● **What the task asks**
From the first line of the listing below, retype each line up to and including the one with "import plotly.graph_objects as go"; pictures stay out.

● **Dataset entries**
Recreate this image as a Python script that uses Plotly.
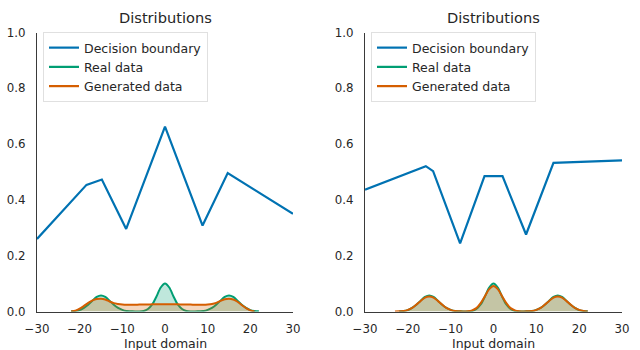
import plotly.graph_objects as go

# ---------------- data ----------------
# decision boundary (left / right panels)
db_left_x = [-30, -18.4, -14.8, -9.1, 0, 8.8, 14.7, 30]
db_left_y = [0.26, 0.454, 0.473, 0.296, 0.663, 0.308, 0.496, 0.35]
db_right_x = [-30, -15.8, -14.1, -7.8, -2.1, 2.1, 7.6, 14.0, 30]
db_right_y = [0.437, 0.521, 0.503, 0.244, 0.485, 0.485, 0.276, 0.533, 0.542]

# real data density (same in both panels)
real_x = list(range(-22, 23))
real_y = [0.001, 0.002, 0.005, 0.013, 0.024, 0.039, 0.052, 0.057, 0.052, 0.039,
          0.024, 0.013, 0.006, 0.002, 0.001, 0.000, 0.000,
          0.002, 0.009, 0.025, 0.054, 0.086, 0.100, 0.086, 0.054, 0.025, 0.009, 0.002,
          0.000, 0.000,
          0.001, 0.002, 0.006, 0.013, 0.024, 0.039, 0.052, 0.057, 0.052, 0.039,
          0.024, 0.013, 0.005, 0.002, 0.001]

# generated data density, left panel
gen_left_x = list(range(-22, 22))
gen_left_y = [0.000, 0.003, 0.010, 0.020, 0.031, 0.040, 0.045, 0.046, 0.043, 0.036,
              0.030, 0.027, 0.025, 0.024, 0.024, 0.024, 0.025, 0.025, 0.025, 0.026,
              0.026, 0.026, 0.026, 0.026, 0.026, 0.026, 0.025, 0.025, 0.025, 0.024,
              0.024, 0.024, 0.025, 0.027, 0.031, 0.038, 0.044, 0.046, 0.043, 0.035,
              0.023, 0.012, 0.004, 0.000]

# generated data density, right panel
gen_right_x = list(range(-23, 23))
gen_right_y = [0.000, 0.001, 0.002, 0.006, 0.013, 0.025, 0.038, 0.050, 0.054, 0.050,
               0.038, 0.025, 0.013, 0.006, 0.002, 0.001, 0.000, 0.001,
               0.004, 0.012, 0.030, 0.055, 0.080, 0.091, 0.080, 0.055, 0.030, 0.012, 0.004,
               0.001, 0.000,
               0.001, 0.002, 0.006, 0.013, 0.025, 0.038, 0.050, 0.054, 0.050, 0.038,
               0.025, 0.013, 0.006, 0.002, 0.000]

x_ticks = [-30, -20, -10, 0, 10, 20, 30]
y_ticks = [0.0, 0.2, 0.4, 0.6, 0.8, 1.0]
series_names = ["Decision boundary", "Real data", "Generated data"]
titles = ["Distributions", "Distributions"]
x_title = "Input domain"

# ---------------- style ----------------
BLUE = "#0072B2"
GREEN = "#009E73"
ORANGE = "#D55E00"
GREEN_FILL = "rgba(0,158,115,0.25)"
ORANGE_FILL = "rgba(213,94,0,0.25)"
FONT = "DejaVu Sans"
TXT = "#262626"

fig = go.Figure()

panels = [
    ("x", "y", "legend", db_left_x, db_left_y, gen_left_x, gen_left_y),
    ("x2", "y2", "legend2", db_right_x, db_right_y, gen_right_x, gen_right_y),
]

for xa, ya, lg, dbx, dby, gx, gy in panels:
    # densities
    fig.add_trace(go.Scatter(x=real_x, y=real_y, xaxis=xa, yaxis=ya, mode="lines",
                             line=dict(color=GREEN, width=2, shape="spline", smoothing=0.8),
                             fill="tozeroy", fillcolor=GREEN_FILL, showlegend=False,
                             hoverinfo="skip"))
    fig.add_trace(go.Scatter(x=gx, y=gy, xaxis=xa, yaxis=ya, mode="lines",
                             line=dict(color=ORANGE, width=2, shape="spline", smoothing=0.8),
                             fill="tozeroy", fillcolor=ORANGE_FILL, showlegend=False,
                             hoverinfo="skip"))
    # decision boundary
    fig.add_trace(go.Scatter(x=dbx, y=dby, xaxis=xa, yaxis=ya, mode="lines",
                             line=dict(color=BLUE, width=2.2), name=series_names[0],
                             legend=lg, showlegend=True, hoverinfo="skip"))
    # legend-only line entries
    for nm, col in [(series_names[1], GREEN), (series_names[2], ORANGE)]:
        fig.add_trace(go.Scatter(x=[None], y=[None], xaxis=xa, yaxis=ya, mode="lines",
                                 line=dict(color=col, width=2.2), name=nm,
                                 legend=lg, showlegend=True))

ydom = [0.110, 0.907]
xdoms = [[37 / 640, 293 / 640], [365 / 640, 622 / 640]]

axis_common = dict(showgrid=False, zeroline=False, showline=True, linewidth=1.3,
                   linecolor="#3a3a3a", ticks="outside", tickcolor="rgba(0,0,0,0)",
                   tickfont=dict(family=FONT, size=11.8, color=TXT), automargin=False)

fig.update_layout(
    width=640, height=350,
    margin=dict(l=0, r=0, t=0, b=0),
    paper_bgcolor="white", plot_bgcolor="white",
    font=dict(family=FONT, color=TXT),
    hovermode=False,
    xaxis=dict(domain=xdoms[0], range=[-30, 30], tickvals=x_ticks, ticklen=6,
               anchor="y", **axis_common),
    yaxis=dict(domain=ydom, range=[0, 1], tickvals=y_ticks, tickformat=".1f",
               ticklen=8, anchor="x", **axis_common),
    xaxis2=dict(domain=xdoms[1], range=[-30, 30], tickvals=x_ticks, ticklen=6,
                anchor="y2", **axis_common),
    yaxis2=dict(domain=ydom, range=[0, 1], tickvals=y_ticks, tickformat=".1f",
                ticklen=8, anchor="x2", **axis_common),
    legend=dict(x=43 / 640, y=1 - 32 / 350, xanchor="left", yanchor="top",
                bgcolor="rgba(255,255,255,0.85)", bordercolor="#e0e0e0", borderwidth=1,
                font=dict(family=FONT, size=12.5, color=TXT), tracegroupgap=0,
                itemwidth=30),
    legend2=dict(x=371 / 640, y=1 - 32 / 350, xanchor="left", yanchor="top",
                 bgcolor="rgba(255,255,255,0.85)", bordercolor="#e0e0e0", borderwidth=1,
                 font=dict(family=FONT, size=12.5, color=TXT), tracegroupgap=0,
                 itemwidth=30),
)

for i, xd in enumerate(xdoms):
    cx = (xd[0] + xd[1]) / 2
    fig.add_annotation(text=titles[i], x=cx, y=1 - 18 / 350, xref="paper", yref="paper",
                       xanchor="center", yanchor="middle", showarrow=False,
                       font=dict(family=FONT, size=14.6, color=TXT))
    fig.add_annotation(text=x_title, x=cx, y=1 - 343 / 350, xref="paper", yref="paper",
                       xanchor="center", yanchor="middle", showarrow=False,
                       font=dict(family=FONT, size=12.5, color=TXT))

fig.write_html("out.html", config={"displayModeBar": False},
               post_script="document.body.style.margin='0';document.body.style.overflow='hidden';")
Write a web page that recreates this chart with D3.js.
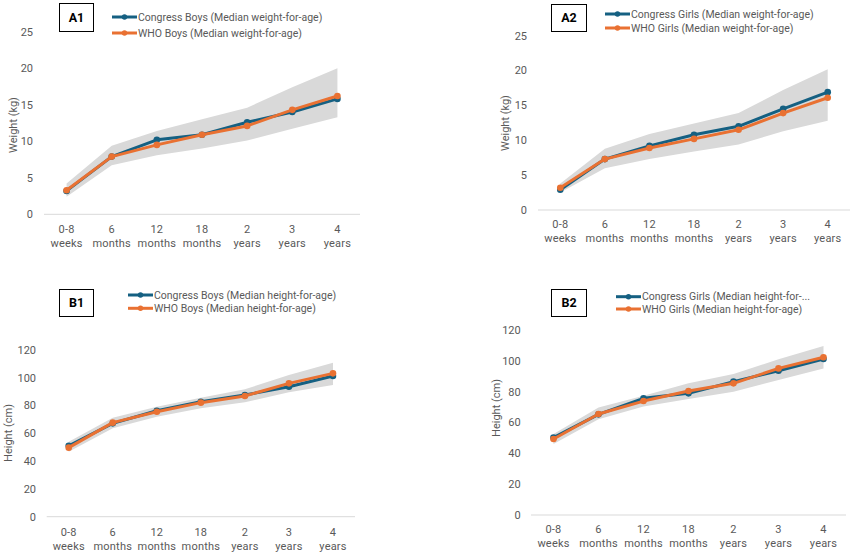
<!DOCTYPE html>
<html><head><meta charset="utf-8">
<script src="https://cdn.jsdelivr.net/npm/d3@7"></script>
<style>
body{margin:0;background:#fff;}
svg{display:block;font-family:Roboto,"Open Sans",sans-serif;}
</style></head>
<body><svg id="c" width="856" height="554"></svg>
<script>
const categories = [["0-8","weeks"],["6","months"],["12","months"],["18","months"],["2","years"],["3","years"],["4","years"]];
const weightTicks = [0,5,10,15,20,25];
const heightTicks = [0,20,40,60,80,100,120];

// A1 weight boys
const congressBoysWeight = [3.2, 7.9, 10.2, 10.9, 12.6, 14.0, 15.8];
const whoBoysWeight      = [3.3, 7.9, 9.5, 10.9, 12.1, 14.3, 16.2];
const boysWeightUpper    = [4.2, 9.4, 11.4, 13.0, 14.6, 17.4, 20.0];
const boysWeightLower    = [2.4, 6.7, 8.1, 9.0, 10.1, 11.7, 13.3];
// A2 weight girls
const congressGirlsWeight = [2.9, 7.3, 9.2, 10.8, 12.0, 14.5, 16.9];
const whoGirlsWeight      = [3.2, 7.3, 8.9, 10.2, 11.5, 13.9, 16.1];
const girlsWeightUpper    = [3.8, 8.8, 10.9, 12.4, 13.9, 17.2, 20.2];
const girlsWeightLower    = [2.5, 6.0, 7.3, 8.4, 9.4, 11.3, 12.8];
// B1 height boys
const congressBoysHeight = [51.1, 67.2, 76.3, 82.8, 87.6, 93.6, 101.3];
const whoBoysHeight      = [49.7, 67.7, 75.6, 82.1, 86.9, 96.0, 103.2];
const boysHeightUpper    = [54.0, 71.3, 79.2, 85.7, 91.7, 102.0, 110.9];
const boysHeightLower    = [46.8, 63.6, 72.0, 78.0, 82.3, 89.5, 94.8];
// B2 height girls
const congressGirlsHeight = [50.2, 65.3, 75.7, 78.9, 86.5, 93.6, 101.2];
const whoGirlsHeight      = [49.3, 65.5, 73.9, 80.4, 85.4, 95.1, 102.3];
const girlsHeightUpper    = [52.5, 69.8, 77.4, 85.4, 91.5, 101.0, 109.6];
const girlsHeightLower    = [46.1, 62.1, 70.3, 75.2, 80.0, 87.6, 95.1];

const BLUE = "#156082", ORANGE = "#E97132", BAND = "#d9d9d9", TXT = "#595959";
const svg = d3.select("#c");

const panels = [
  {label:"A1", x0:44, x1:360, y0:214.3, y1:31.7, max:25, ticks:weightTicks, tickRight:33, cat1:229,
   title:"Weight (kg)", tx:13, ty:125, lx:112, ly:[17,33], box:[59,3,34,28],
   series:[congressBoysWeight, whoBoysWeight], upper:boysWeightUpper, lower:boysWeightLower,
   names:["Congress Boys (Median weight-for-age)","WHO Boys (Median weight-for-age)"]},
  {label:"A2", x0:538, x1:850, y0:210, y1:35.7, max:25, ticks:weightTicks, tickRight:527, cat1:224,
   title:"Weight (kg)", tx:505, ty:123, lx:605, ly:[14,28], box:[551,4,35,27],
   series:[congressGirlsWeight, whoGirlsWeight], upper:girlsWeightUpper, lower:girlsWeightLower,
   names:["Congress Girls (Median weight-for-age)","WHO Girls (Median weight-for-age)"]},
  {label:"B1", x0:46.7, x1:355, y0:516.7, y1:350, max:120, ticks:heightTicks, tickRight:36, cat1:531.7,
   title:"Height (cm)", tx:8, ty:433, lx:128, ly:[295,308.3], box:[59,289,34,27],
   series:[congressBoysHeight, whoBoysHeight], upper:boysHeightUpper, lower:boysHeightLower,
   names:["Congress Boys (Median height-for-age)","WHO Boys (Median height-for-age)"]},
  {label:"B2", x0:531, x1:846, y0:515, y1:330, max:120, ticks:heightTicks, tickRight:520.7, cat1:529.3,
   title:"Height (cm)", tx:496, ty:408, lx:616, ly:[296.7,309], box:[551,289,35,27],
   series:[congressGirlsHeight, whoGirlsHeight], upper:girlsHeightUpper, lower:girlsHeightLower,
   names:["Congress Girls (Median height-for-...","WHO Girls (Median height-for-age)"]}
];

panels.forEach(p => {
  const g = svg.append("g");
  const x = d3.scaleBand().domain(categories.map((c,i)=>i)).range([p.x0,p.x1]);
  const cx = i => x(i) + x.bandwidth()/2;
  const y = d3.scaleLinear().domain([0,p.max]).range([p.y0,p.y1]);

  const area = d3.area().x((d,i)=>cx(i)).y0((d,i)=>y(p.lower[i])).y1((d,i)=>y(p.upper[i]));
  g.append("path").datum(p.upper).attr("d", area).attr("fill", BAND);

  g.append("line").attr("x1",p.x0).attr("x2",p.x1).attr("y1",y(0)).attr("y2",y(0))
    .attr("stroke","#d9d9d9").attr("stroke-width",1);

  g.selectAll(".yt").data(p.ticks).join("text")
    .attr("x", p.tickRight).attr("y", d=>y(d)).attr("dy","0.35em")
    .attr("text-anchor","end").attr("fill",TXT).attr("font-size",11).text(d=>d);

  const xl = g.selectAll(".xl").data(categories).join("text")
    .attr("text-anchor","middle").attr("fill",TXT).attr("font-size",11).attr("letter-spacing",0.2);
  xl.append("tspan").attr("x",(d,i)=>cx(i)).attr("y",p.cat1).attr("dy","0.35em").text(d=>d[0]);
  xl.append("tspan").attr("x",(d,i)=>cx(i)).attr("y",p.cat1+14).attr("dy","0.35em").text(d=>d[1]);

  g.append("text").attr("transform",`translate(${p.tx},${p.ty}) rotate(-90)`)
    .attr("text-anchor","middle").attr("dy","0.35em").attr("fill",TXT).attr("font-size",11).text(p.title);

  const colors = [BLUE, ORANGE];
  const line = d3.line().x((d,i)=>cx(i)).y(d=>y(d));
  p.series.forEach((s,k)=>{
    g.append("path").datum(s).attr("d",line).attr("fill","none")
      .attr("stroke",colors[k]).attr("stroke-width",3).attr("stroke-linejoin","round");
    g.selectAll(".pt"+k).data(s).join("circle")
      .attr("cx",(d,i)=>cx(i)).attr("cy",d=>y(d)).attr("r",3.3).attr("fill",colors[k]);
  });

  p.names.forEach((n,k)=>{
    g.append("line").attr("x1",p.lx).attr("x2",p.lx+25).attr("y1",p.ly[k]).attr("y2",p.ly[k])
      .attr("stroke",colors[k]).attr("stroke-width",3);
    g.append("circle").attr("cx",p.lx+12.5).attr("cy",p.ly[k]).attr("r",2.7).attr("fill",colors[k]);
    g.append("text").attr("x",p.lx+26).attr("y",p.ly[k]).attr("dy","0.35em")
      .attr("fill",TXT).attr("font-size",10.5).text(n);
  });

  g.append("rect").attr("x",p.box[0]+0.5).attr("y",p.box[1]+0.5).attr("width",p.box[2]).attr("height",p.box[3])
    .attr("fill","#fff").attr("stroke","#000").attr("stroke-width",1);
  g.append("text").attr("x",p.box[0]+p.box[2]/2+0.5).attr("y",p.box[1]+p.box[3]/2+0.5).attr("dy","0.35em")
    .attr("text-anchor","middle").attr("font-weight","bold").attr("font-size",12.5).attr("fill","#000").text(p.label);
});
</script></body></html>
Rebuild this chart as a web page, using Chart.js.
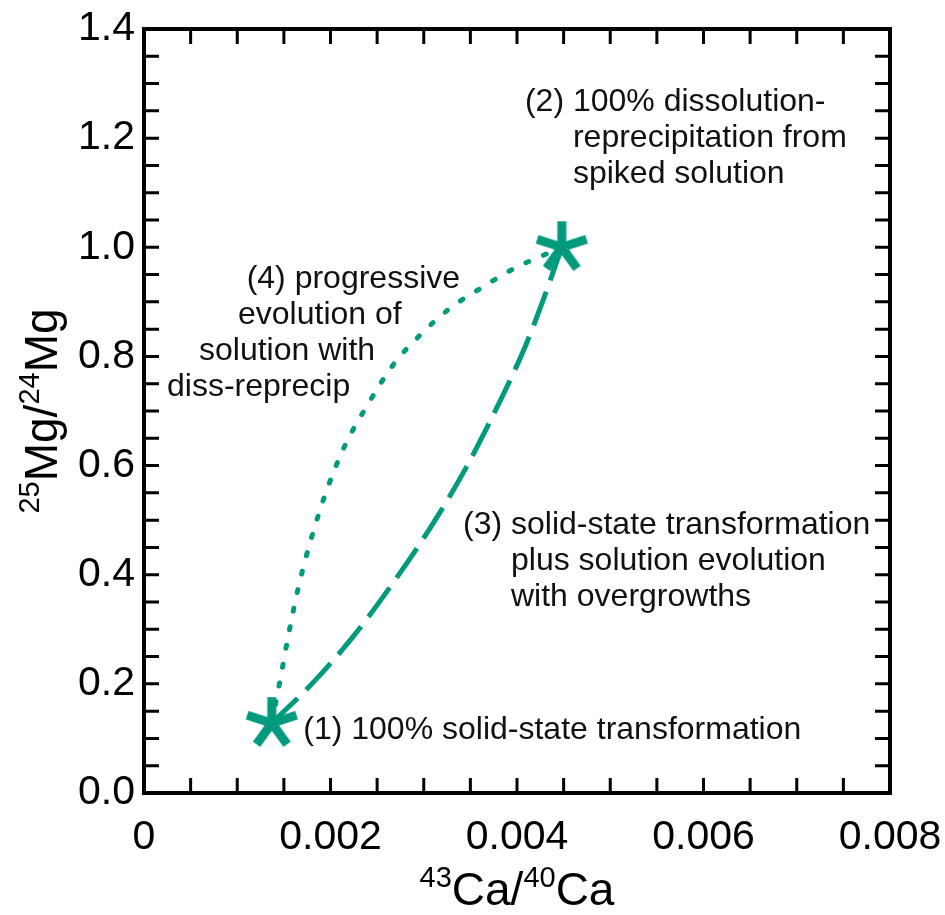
<!DOCTYPE html>
<html>
<head>
<meta charset="utf-8">
<script src="https://cdn.jsdelivr.net/npm/chart.js@4.4.1/dist/chart.umd.min.js"></script>
<style>
  html, body { margin: 0; padding: 0; background: #fff; }
  #wrap { width: 945px; height: 915px; }
</style>
</head>
<body>
<div id="wrap"><canvas id="isoChart" width="945" height="915"></canvas></div>
<script>
// End members: (1) solid-state transformation, (2) dissolution-reprecipitation
const endX = [0.00137, 0.00448];
const endY = [0.128, 1.0];

// Path (3): solid-state transformation plus solution evolution with overgrowths
const pathSolidX = [0.00137, 0.00180, 0.00224, 0.00265, 0.00310, 0.00346, 0.00384, 0.00408, 0.00428, 0.00448];
const pathSolidY = [0.128, 0.200, 0.286, 0.380, 0.494, 0.598, 0.726, 0.815, 0.903, 1.000];

// Path (4): progressive evolution of solution with diss-reprecip
const pathSolnX = [0.00137, 0.00146, 0.00155, 0.00166, 0.00180, 0.00196, 0.00215, 0.00240, 0.00267, 0.00296, 0.00328, 0.00364, 0.00400, 0.00425, 0.00448];
const pathSolnY = [0.128, 0.207, 0.290, 0.380, 0.470, 0.555, 0.635, 0.712, 0.784, 0.839, 0.888, 0.928, 0.964, 0.983, 1.000];

const xTickLabels = [0, 0.002, 0.004, 0.006, 0.008];
const yTickLabels = [0, 0.2, 0.4, 0.6, 0.8, 1.0, 1.2, 1.4];

const TEAL = '#009a7d';
const FONT = "'Liberation Sans', Arial, Helvetica, sans-serif";

// text notes, anchored in data units; later lines hang under the text after the number
const notes = [
  { x: 0.004085, y: 1.2497, lines: ['(2) 100% dissolution-', 'reprecipitation from', 'spiked solution'], hang: '(2) ' },
  { x: 0.003421, y: 0.4746, lines: ['(3) solid-state transformation', 'plus solution evolution', 'with overgrowths'], hang: '(3) ' },
  { x: 0.001708, y: 0.0989, lines: ['(1) 100% solid-state transformation'] },
  { x: 0.001101, y: 0.9254, lines: ['(4) progressive'] },
  { x: 0.001008, y: 0.8594, lines: ['evolution of'] },
  { x: 0.000590, y: 0.7934, lines: ['solution with'] },
  { x: 0.000247, y: 0.7274, lines: ['diss-reprecip'] }
];

function toPoints(xs, ys) {
  return xs.map((x, i) => ({ x: x, y: ys[i] }));
}

// five-armed asterisk marker
function makeAsterisk(size, color) {
  const c = document.createElement('canvas');
  c.width = size;
  c.height = size;
  const g = c.getContext('2d');
  const r = size / 2 - 1;
  g.strokeStyle = color;
  g.lineWidth = 9;
  g.translate(size / 2, size / 2);
  for (let k = 0; k < 5; k++) {
    const a = -Math.PI / 2 + k * 2 * Math.PI / 5;
    g.beginPath();
    g.moveTo(0, 0);
    g.lineTo(r * Math.cos(a), r * Math.sin(a));
    g.stroke();
  }
  return c;
}

// draws text made of normal and superscript pieces, centred on (cx, baseline)
function drawSupText(ctx, parts, cx, base, size, supSize, raise) {
  let w = 0;
  parts.forEach(p => {
    ctx.font = (p.sup ? supSize : size) + 'px ' + FONT;
    p.w = ctx.measureText(p.t).width;
    w += p.w;
  });
  let x = cx - w / 2;
  ctx.textAlign = 'left';
  ctx.textBaseline = 'alphabetic';
  parts.forEach(p => {
    ctx.font = (p.sup ? supSize : size) + 'px ' + FONT;
    ctx.fillText(p.t, x, p.sup ? base - raise : base);
    x += p.w;
  });
}

const framePlugin = {
  id: 'frame',
  afterDraw(chart) {
    const { ctx, chartArea: a, scales: { x, y } } = chart;
    ctx.save();
    ctx.strokeStyle = '#000';

    // inward ticks on every side
    ctx.lineWidth = 3;
    ctx.beginPath();
    for (let i = 1; i < 16; i++) {
      const px = x.getPixelForValue(i * 0.0005);
      ctx.moveTo(px, a.bottom); ctx.lineTo(px, a.bottom - 15);
      ctx.moveTo(px, a.top); ctx.lineTo(px, a.top + 15);
    }
    for (let i = 1; i < 28; i++) {
      const py = y.getPixelForValue(i * 0.05);
      ctx.moveTo(a.left, py); ctx.lineTo(a.left + 15, py);
      ctx.moveTo(a.right, py); ctx.lineTo(a.right - 15, py);
    }
    ctx.stroke();

    ctx.lineWidth = 4;
    ctx.strokeRect(a.left, a.top, a.right - a.left, a.bottom - a.top);

    // notes
    ctx.fillStyle = '#111';
    ctx.font = '32px ' + FONT;
    ctx.textAlign = 'left';
    ctx.textBaseline = 'alphabetic';
    notes.forEach(n => {
      const x0 = x.getPixelForValue(n.x);
      const y0 = y.getPixelForValue(n.y);
      const indent = n.hang ? ctx.measureText(n.hang).width : 0;
      n.lines.forEach((t, i) => {
        ctx.fillText(t, i === 0 ? x0 : x0 + indent, y0 + i * 36);
      });
    });

    // axis titles
    ctx.fillStyle = '#000';
    const cx = (a.left + a.right) / 2;
    drawSupText(ctx, [{ t: '43', sup: true }, { t: 'Ca/' }, { t: '40', sup: true }, { t: 'Ca' }], cx, 905, 46, 29, 18);

    ctx.save();
    ctx.translate(57, (a.top + a.bottom) / 2);
    ctx.rotate(-Math.PI / 2);
    drawSupText(ctx, [{ t: '25', sup: true }, { t: 'Mg/' }, { t: '24', sup: true }, { t: 'Mg' }], 0, 0, 46, 29, 18);
    ctx.restore();

    ctx.restore();
  }
};

const asterisk = makeAsterisk(54, TEAL);

new Chart(document.getElementById('isoChart').getContext('2d'), {
  type: 'scatter',
  data: {
    datasets: [
      {
        label: 'end members',
        data: toPoints(endX, endY),
        pointStyle: asterisk,
        pointRadius: 26,
        showLine: false
      },
      {
        label: '(3) solid-state transformation plus solution evolution',
        data: toPoints(pathSolidX, pathSolidY),
        showLine: true,
        borderColor: TEAL,
        borderWidth: 5,
        borderDash: [36, 12],
        pointRadius: 0,
        cubicInterpolationMode: 'monotone'
      },
      {
        label: '(4) progressive evolution of solution',
        data: toPoints(pathSolnX, pathSolnY),
        showLine: true,
        borderColor: TEAL,
        borderWidth: 5,
        borderDash: [3, 16],
        borderCapStyle: 'round',
        pointRadius: 0,
        cubicInterpolationMode: 'monotone'
      }
    ]
  },
  options: {
    responsive: false,
    animation: false,
    layout: { padding: { top: 29, right: 55, bottom: 0, left: 0 } },
    plugins: {
      legend: { display: false },
      tooltip: { enabled: false }
    },
    scales: {
      x: {
        type: 'linear',
        min: 0,
        max: 0.008,
        grid: { display: false, drawTicks: false },
        border: { display: false },
        afterBuildTicks: s => { s.ticks = xTickLabels.map(v => ({ value: v })); },
        afterFit: s => {
          s.height = 122;
          s.paddingRight = 0;
        },
        ticks: {
          padding: 20,
          color: '#000',
          maxRotation: 0,
          font: { size: 41, family: FONT },
          callback: v => v === 0 ? '0' : v.toFixed(3)
        }
      },
      y: {
        type: 'linear',
        min: 0,
        max: 1.4,
        grid: { display: false, drawTicks: false },
        border: { display: false },
        afterBuildTicks: s => { s.ticks = yTickLabels.map(v => ({ value: v })); },
        afterFit: s => {
          s.width = 144;
          s.paddingTop = 0;
        },
        ticks: {
          padding: 9,
          color: '#000',
          font: { size: 41, family: FONT },
          callback: v => v.toFixed(1)
        }
      }
    }
  },
  plugins: [framePlugin]
});
</script>
</body>
</html>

● **Written answer**
Recreate this image as a Python script that uses Plotly.
import plotly.graph_objects as go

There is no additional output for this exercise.